§ DIRECTION
Output the material word for word. Leave each picture out.

------ DATA SECTION

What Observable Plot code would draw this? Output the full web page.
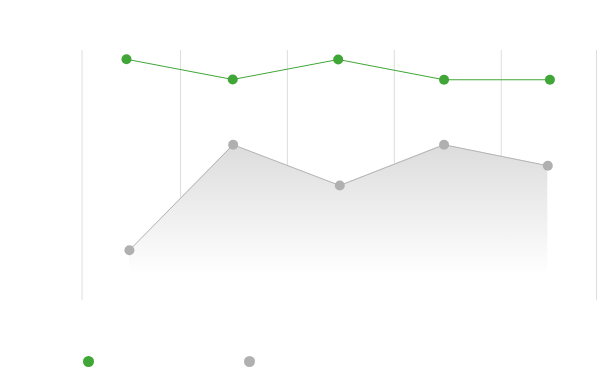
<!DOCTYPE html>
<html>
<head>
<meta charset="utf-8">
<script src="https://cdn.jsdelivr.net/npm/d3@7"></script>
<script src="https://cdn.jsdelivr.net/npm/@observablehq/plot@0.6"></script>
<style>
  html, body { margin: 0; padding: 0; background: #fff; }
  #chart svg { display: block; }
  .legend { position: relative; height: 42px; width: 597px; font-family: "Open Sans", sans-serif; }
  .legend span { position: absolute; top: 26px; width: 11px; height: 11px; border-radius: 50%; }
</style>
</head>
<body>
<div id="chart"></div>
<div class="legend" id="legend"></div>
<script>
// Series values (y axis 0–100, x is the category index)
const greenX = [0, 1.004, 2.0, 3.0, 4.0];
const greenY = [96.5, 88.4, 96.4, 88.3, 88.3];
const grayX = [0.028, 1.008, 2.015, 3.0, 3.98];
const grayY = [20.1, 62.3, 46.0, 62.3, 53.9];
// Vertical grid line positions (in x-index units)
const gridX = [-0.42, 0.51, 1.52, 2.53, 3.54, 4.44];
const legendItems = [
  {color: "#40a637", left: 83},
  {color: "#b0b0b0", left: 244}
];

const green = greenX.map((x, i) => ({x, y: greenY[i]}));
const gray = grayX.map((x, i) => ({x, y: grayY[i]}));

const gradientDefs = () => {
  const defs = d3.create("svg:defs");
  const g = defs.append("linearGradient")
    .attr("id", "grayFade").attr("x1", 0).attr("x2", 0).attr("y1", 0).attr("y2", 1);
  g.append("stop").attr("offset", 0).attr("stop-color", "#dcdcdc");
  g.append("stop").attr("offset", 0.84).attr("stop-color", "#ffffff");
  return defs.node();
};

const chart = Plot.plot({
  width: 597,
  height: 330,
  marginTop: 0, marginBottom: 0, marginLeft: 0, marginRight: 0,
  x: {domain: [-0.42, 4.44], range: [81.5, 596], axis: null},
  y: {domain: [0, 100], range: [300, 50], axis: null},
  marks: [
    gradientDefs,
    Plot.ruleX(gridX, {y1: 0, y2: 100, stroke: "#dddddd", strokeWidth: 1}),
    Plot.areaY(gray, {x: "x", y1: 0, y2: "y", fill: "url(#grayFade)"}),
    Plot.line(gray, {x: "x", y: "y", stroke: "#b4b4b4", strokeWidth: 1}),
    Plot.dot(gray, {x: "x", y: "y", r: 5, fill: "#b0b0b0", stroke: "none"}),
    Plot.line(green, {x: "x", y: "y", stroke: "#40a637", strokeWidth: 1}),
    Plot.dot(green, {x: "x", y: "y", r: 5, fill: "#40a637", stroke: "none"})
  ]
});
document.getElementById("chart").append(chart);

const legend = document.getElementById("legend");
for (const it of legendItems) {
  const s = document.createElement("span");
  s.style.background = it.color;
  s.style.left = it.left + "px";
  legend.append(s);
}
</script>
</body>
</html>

------------

§ RESULT FOR THIS EXERCISE
What Observable Plot code would draw this? Output the full web page.
<!DOCTYPE html>
<html>
<head>
<meta charset="utf-8">
<script src="https://cdn.jsdelivr.net/npm/d3@7"></script>
<script src="https://cdn.jsdelivr.net/npm/@observablehq/plot@0.6"></script>
<style>
  html, body { margin: 0; padding: 0; background: #fff; }
  #chart svg { display: block; }
  .legend { position: relative; height: 42px; width: 597px; font-family: "Open Sans", sans-serif; }
  .legend span { position: absolute; top: 26px; width: 11px; height: 11px; border-radius: 50%; }
</style>
</head>
<body>
<div id="chart"></div>
<div class="legend" id="legend"></div>
<script>
// Series values (y axis 0–100, x is the category index)
const greenX = [0, 1.004, 2.0, 3.0, 4.0];
const greenY = [96.5, 88.4, 96.4, 88.3, 88.3];
const grayX = [0.028, 1.008, 2.015, 3.0, 3.98];
const grayY = [20.1, 62.3, 46.0, 62.3, 53.9];
// Vertical grid line positions (in x-index units)
const gridX = [-0.42, 0.51, 1.52, 2.53, 3.54, 4.44];
const legendItems = [
  {color: "#40a637", left: 83},
  {color: "#b0b0b0", left: 244}
];

const green = greenX.map((x, i) => ({x, y: greenY[i]}));
const gray = grayX.map((x, i) => ({x, y: grayY[i]}));

const gradientDefs = () => {
  const defs = d3.create("svg:defs");
  const g = defs.append("linearGradient")
    .attr("id", "grayFade").attr("x1", 0).attr("x2", 0).attr("y1", 0).attr("y2", 1);
  g.append("stop").attr("offset", 0).attr("stop-color", "#dcdcdc");
  g.append("stop").attr("offset", 0.84).attr("stop-color", "#ffffff");
  return defs.node();
};

const chart = Plot.plot({
  width: 597,
  height: 330,
  marginTop: 0, marginBottom: 0, marginLeft: 0, marginRight: 0,
  x: {domain: [-0.42, 4.44], range: [81.5, 596], axis: null},
  y: {domain: [0, 100], range: [300, 50], axis: null},
  marks: [
    gradientDefs,
    Plot.ruleX(gridX, {y1: 0, y2: 100, stroke: "#dddddd", strokeWidth: 1}),
    Plot.areaY(gray, {x: "x", y1: 0, y2: "y", fill: "url(#grayFade)"}),
    Plot.line(gray, {x: "x", y: "y", stroke: "#b4b4b4", strokeWidth: 1}),
    Plot.dot(gray, {x: "x", y: "y", r: 5, fill: "#b0b0b0", stroke: "none"}),
    Plot.line(green, {x: "x", y: "y", stroke: "#40a637", strokeWidth: 1}),
    Plot.dot(green, {x: "x", y: "y", r: 5, fill: "#40a637", stroke: "none"})
  ]
});
document.getElementById("chart").append(chart);

const legend = document.getElementById("legend");
for (const it of legendItems) {
  const s = document.createElement("span");
  s.style.background = it.color;
  s.style.left = it.left + "px";
  legend.append(s);
}
</script>
</body>
</html>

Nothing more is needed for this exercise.